Charts and diagrams as code
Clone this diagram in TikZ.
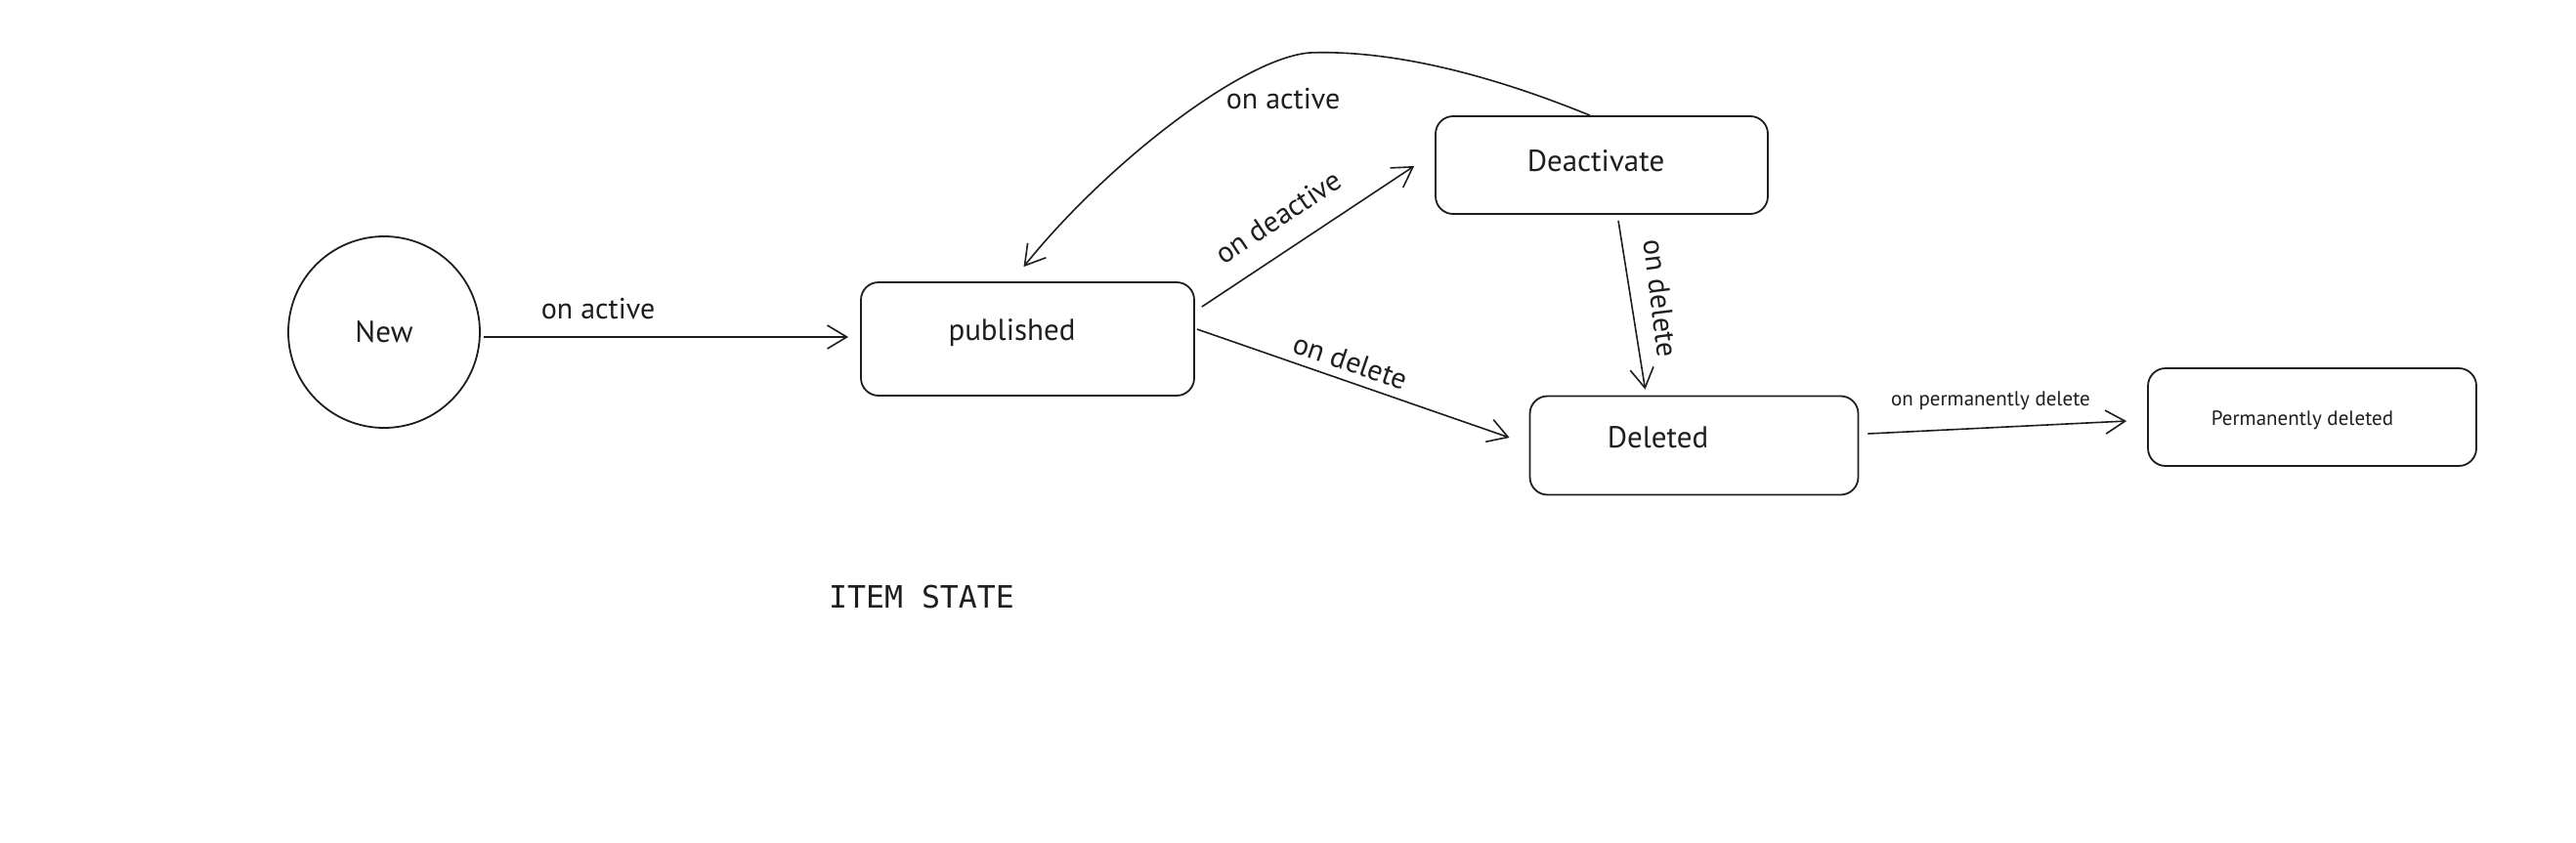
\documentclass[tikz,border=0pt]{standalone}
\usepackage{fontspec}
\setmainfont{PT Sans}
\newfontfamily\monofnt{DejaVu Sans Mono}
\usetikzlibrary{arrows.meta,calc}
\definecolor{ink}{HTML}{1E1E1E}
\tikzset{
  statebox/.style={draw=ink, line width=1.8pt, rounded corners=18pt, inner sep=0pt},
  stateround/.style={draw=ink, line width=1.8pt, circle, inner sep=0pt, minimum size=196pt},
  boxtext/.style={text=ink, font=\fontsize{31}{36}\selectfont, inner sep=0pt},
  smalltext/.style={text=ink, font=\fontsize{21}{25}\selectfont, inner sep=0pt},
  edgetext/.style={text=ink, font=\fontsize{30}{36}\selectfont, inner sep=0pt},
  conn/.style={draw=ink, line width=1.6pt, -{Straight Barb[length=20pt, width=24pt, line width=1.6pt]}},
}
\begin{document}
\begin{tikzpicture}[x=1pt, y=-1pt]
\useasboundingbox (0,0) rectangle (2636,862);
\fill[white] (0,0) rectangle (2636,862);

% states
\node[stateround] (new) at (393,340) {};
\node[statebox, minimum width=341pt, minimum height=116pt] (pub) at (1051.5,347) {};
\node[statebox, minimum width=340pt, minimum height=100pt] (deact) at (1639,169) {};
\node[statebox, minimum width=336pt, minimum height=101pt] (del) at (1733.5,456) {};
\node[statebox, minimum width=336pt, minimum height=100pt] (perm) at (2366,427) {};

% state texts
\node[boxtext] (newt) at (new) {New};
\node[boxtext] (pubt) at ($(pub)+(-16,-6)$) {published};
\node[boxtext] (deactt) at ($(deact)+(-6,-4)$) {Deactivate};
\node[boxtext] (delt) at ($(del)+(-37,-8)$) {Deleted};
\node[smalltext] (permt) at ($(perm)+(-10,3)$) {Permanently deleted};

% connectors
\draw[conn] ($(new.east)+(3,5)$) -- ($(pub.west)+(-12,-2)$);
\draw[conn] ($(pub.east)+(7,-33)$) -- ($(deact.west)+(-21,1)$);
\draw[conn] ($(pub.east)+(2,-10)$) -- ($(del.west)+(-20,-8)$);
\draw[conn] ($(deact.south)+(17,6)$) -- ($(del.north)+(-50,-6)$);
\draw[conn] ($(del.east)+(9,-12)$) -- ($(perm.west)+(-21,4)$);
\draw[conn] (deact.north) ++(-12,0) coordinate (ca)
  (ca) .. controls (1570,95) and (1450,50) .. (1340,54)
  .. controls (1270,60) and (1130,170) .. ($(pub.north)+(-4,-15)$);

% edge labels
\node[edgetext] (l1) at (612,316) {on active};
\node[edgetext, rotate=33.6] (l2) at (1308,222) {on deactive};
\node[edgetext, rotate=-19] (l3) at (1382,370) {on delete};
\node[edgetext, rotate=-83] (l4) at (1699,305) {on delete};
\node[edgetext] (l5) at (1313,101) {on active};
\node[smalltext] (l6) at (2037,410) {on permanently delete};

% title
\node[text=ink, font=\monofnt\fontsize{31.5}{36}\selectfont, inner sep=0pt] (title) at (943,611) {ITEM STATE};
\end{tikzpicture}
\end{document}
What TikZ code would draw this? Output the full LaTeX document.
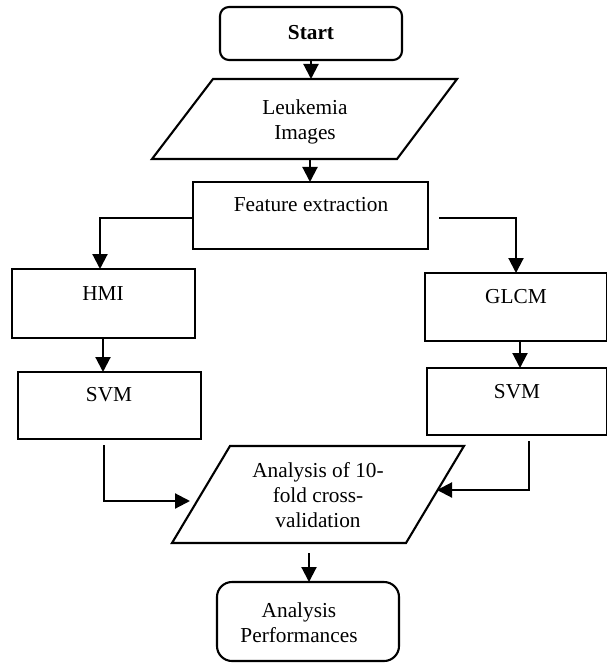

Requirements: Exactly reproduce the run of lines from the start of the listing through the line with "(permt) at ($(perm)+(-10,3)$)", inclusive; pictures are not copied.

Solution for this task:
Clone this diagram in TikZ.
\documentclass[tikz,border=0pt]{standalone}
\usepackage{fontspec}
\setmainfont{PT Sans}
\newfontfamily\monofnt{DejaVu Sans Mono}
\usetikzlibrary{arrows.meta,calc}
\definecolor{ink}{HTML}{1E1E1E}
\tikzset{
  statebox/.style={draw=ink, line width=1.8pt, rounded corners=18pt, inner sep=0pt},
  stateround/.style={draw=ink, line width=1.8pt, circle, inner sep=0pt, minimum size=196pt},
  boxtext/.style={text=ink, font=\fontsize{31}{36}\selectfont, inner sep=0pt},
  smalltext/.style={text=ink, font=\fontsize{21}{25}\selectfont, inner sep=0pt},
  edgetext/.style={text=ink, font=\fontsize{30}{36}\selectfont, inner sep=0pt},
  conn/.style={draw=ink, line width=1.6pt, -{Straight Barb[length=20pt, width=24pt, line width=1.6pt]}},
}
\begin{document}
\begin{tikzpicture}[x=1pt, y=-1pt]
\useasboundingbox (0,0) rectangle (2636,862);
\fill[white] (0,0) rectangle (2636,862);

% states
\node[stateround] (new) at (393,340) {};
\node[statebox, minimum width=341pt, minimum height=116pt] (pub) at (1051.5,347) {};
\node[statebox, minimum width=340pt, minimum height=100pt] (deact) at (1639,169) {};
\node[statebox, minimum width=336pt, minimum height=101pt] (del) at (1733.5,456) {};
\node[statebox, minimum width=336pt, minimum height=100pt] (perm) at (2366,427) {};

% state texts
\node[boxtext] (newt) at (new) {New};
\node[boxtext] (pubt) at ($(pub)+(-16,-6)$) {published};
\node[boxtext] (deactt) at ($(deact)+(-6,-4)$) {Deactivate};
\node[boxtext] (delt) at ($(del)+(-37,-8)$) {Deleted};
\node[smalltext] (permt) at ($(perm)+(-10,3)$) {Permanently deleted};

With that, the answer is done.